Almost 40 years after the fact, the UK’s Video Nasties campaign of the ‘80s, when specific movies on video were singled out and even prohibited for their violent content, still doesn’t sit well with horror fans. That’s because the genre was the movement’s primary target; with moral crusaders like Mary Whitehouse leading the way, titles such as Blood Feast, The Evil Dead, and Zombie were deemed far too gory for home consumption, and any video rental store offering said films opened themselves up to prosecution.
Acting as watchdogs, the censors working for the BBFC (British Board of Classification) decided whether or not a film could be made available to the public. Some movies were passed with cuts, others were deemed unacceptable and banned. Set during the height of the Video Nasties craze, Censor stars Niahm Algar as Enid, one of several censors working for the BBFC. Enid takes her job very seriously, and is determined to prevent violent horror films such as Nightmare and I Spit on Your Grave from falling into the hands of the nation’s impressionable youth.
But Enid has a secret from her past that continues to haunt her; years earlier, her younger sister Nina (played in flashbacks by Amelie Child Villiers) disappeared without a trace, and Enid believes she was personally responsible for this tragedy (the two sisters were playing together when Nina vanished).
Enid’s already fragile mental state takes a turn for the worse when she reviews the newest horror movie from producer Doug Smart (Michael Smiley). Not only does it feature a sequence that seems to mirror Nina’s disappearance, but it also stars an actress named Alice Lee (Sophia La Porta), who Enid believes might actually be her long-lost sister!

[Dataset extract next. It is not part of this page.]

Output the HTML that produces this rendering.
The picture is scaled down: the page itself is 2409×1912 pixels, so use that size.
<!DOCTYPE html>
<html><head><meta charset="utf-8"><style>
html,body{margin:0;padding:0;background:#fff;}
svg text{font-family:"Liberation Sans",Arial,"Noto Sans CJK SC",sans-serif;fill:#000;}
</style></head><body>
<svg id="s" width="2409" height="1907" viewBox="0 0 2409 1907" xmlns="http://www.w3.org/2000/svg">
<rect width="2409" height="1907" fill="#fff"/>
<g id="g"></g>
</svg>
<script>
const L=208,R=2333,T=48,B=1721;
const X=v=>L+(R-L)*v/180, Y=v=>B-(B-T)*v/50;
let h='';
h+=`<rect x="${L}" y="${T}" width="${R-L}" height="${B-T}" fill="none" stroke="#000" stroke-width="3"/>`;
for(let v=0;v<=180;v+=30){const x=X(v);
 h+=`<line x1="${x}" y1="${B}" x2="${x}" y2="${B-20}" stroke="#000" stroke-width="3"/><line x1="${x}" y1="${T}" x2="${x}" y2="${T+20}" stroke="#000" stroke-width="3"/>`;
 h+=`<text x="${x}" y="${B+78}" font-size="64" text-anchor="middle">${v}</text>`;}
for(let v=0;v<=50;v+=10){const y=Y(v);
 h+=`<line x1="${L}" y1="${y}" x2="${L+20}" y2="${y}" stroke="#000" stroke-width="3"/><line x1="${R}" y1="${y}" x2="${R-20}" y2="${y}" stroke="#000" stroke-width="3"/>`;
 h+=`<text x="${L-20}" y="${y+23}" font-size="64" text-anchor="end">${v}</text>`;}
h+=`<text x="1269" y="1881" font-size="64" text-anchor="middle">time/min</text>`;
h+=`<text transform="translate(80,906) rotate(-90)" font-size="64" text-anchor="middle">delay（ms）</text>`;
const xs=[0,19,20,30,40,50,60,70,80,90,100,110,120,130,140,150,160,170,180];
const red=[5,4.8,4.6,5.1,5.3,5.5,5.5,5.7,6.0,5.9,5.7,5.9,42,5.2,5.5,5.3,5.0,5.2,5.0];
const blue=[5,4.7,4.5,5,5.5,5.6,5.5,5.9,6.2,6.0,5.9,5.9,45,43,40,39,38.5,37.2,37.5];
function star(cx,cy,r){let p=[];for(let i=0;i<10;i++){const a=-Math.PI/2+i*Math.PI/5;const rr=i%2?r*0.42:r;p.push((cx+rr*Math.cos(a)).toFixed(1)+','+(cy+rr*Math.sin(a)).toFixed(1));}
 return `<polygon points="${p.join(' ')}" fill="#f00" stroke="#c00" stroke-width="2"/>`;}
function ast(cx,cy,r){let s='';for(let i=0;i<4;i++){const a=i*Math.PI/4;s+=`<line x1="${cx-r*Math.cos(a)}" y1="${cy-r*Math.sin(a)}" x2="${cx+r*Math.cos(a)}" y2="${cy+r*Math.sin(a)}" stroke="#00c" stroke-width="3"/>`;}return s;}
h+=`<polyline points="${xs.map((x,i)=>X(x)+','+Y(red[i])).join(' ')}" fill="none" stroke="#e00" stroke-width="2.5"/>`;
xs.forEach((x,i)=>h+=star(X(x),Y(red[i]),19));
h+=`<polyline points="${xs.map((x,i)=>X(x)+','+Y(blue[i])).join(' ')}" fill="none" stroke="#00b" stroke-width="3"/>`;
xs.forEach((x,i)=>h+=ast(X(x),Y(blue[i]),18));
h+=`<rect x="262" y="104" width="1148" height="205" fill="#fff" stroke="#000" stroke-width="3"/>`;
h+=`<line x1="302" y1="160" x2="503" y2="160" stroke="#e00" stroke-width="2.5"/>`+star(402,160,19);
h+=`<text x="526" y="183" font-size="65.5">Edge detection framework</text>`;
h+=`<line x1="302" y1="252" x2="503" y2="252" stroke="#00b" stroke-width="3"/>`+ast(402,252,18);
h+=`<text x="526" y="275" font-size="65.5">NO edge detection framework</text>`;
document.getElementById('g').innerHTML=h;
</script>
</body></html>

One of the strengths of writer / director Prano Bailey-Bond’s Censor is that it doesn’t vilify the BBFC or its employees, treating them instead as ordinary men and women hired to do what many at the time believed was an important job. There are several scenes in which Enid and her co-workers preview violent movies, and we see the process by which the board makes their decisions. At one point, Enid and fellow censor Sanderson (Nicholas Burns) even get into some hot water for passing the 1974 horror film Deranged; an accused killer supposedly mimicked one of that movie’s grislier scenes. Enid even receives threatening calls from angry citizens, and is hounded by the press, who want to know why she passed such an obviously violent picture.
But while director Bailey-Bond and her co-writer Anthony Fletcher may have stopped short of disparaging the BBFC and the role they played during the Video Nasties era, the two also go to great lengths to prove that real-life violence is caused not by movies, but a sickness of the mind. Played superbly by Niahm Algar, Enid is a tortured soul, a woman who cannot shake the trauma of her past. While the rest of her family has moved on from Nina’s disappearance, Enid cannot, and the never-ending search for her beloved sister will take her down some very dark paths.
The last half-hour of Censor, when Enid is frantically searching for Alice Lee, features violence and bloodshed that is often quite shocking, with a final scene that you will not soon forget. It’s ironic, in a way; had Censor been made in the ‘80s, it would likely have been classified by the BBFC as a Video Nasty!
Which, I suppose, is kind of the point.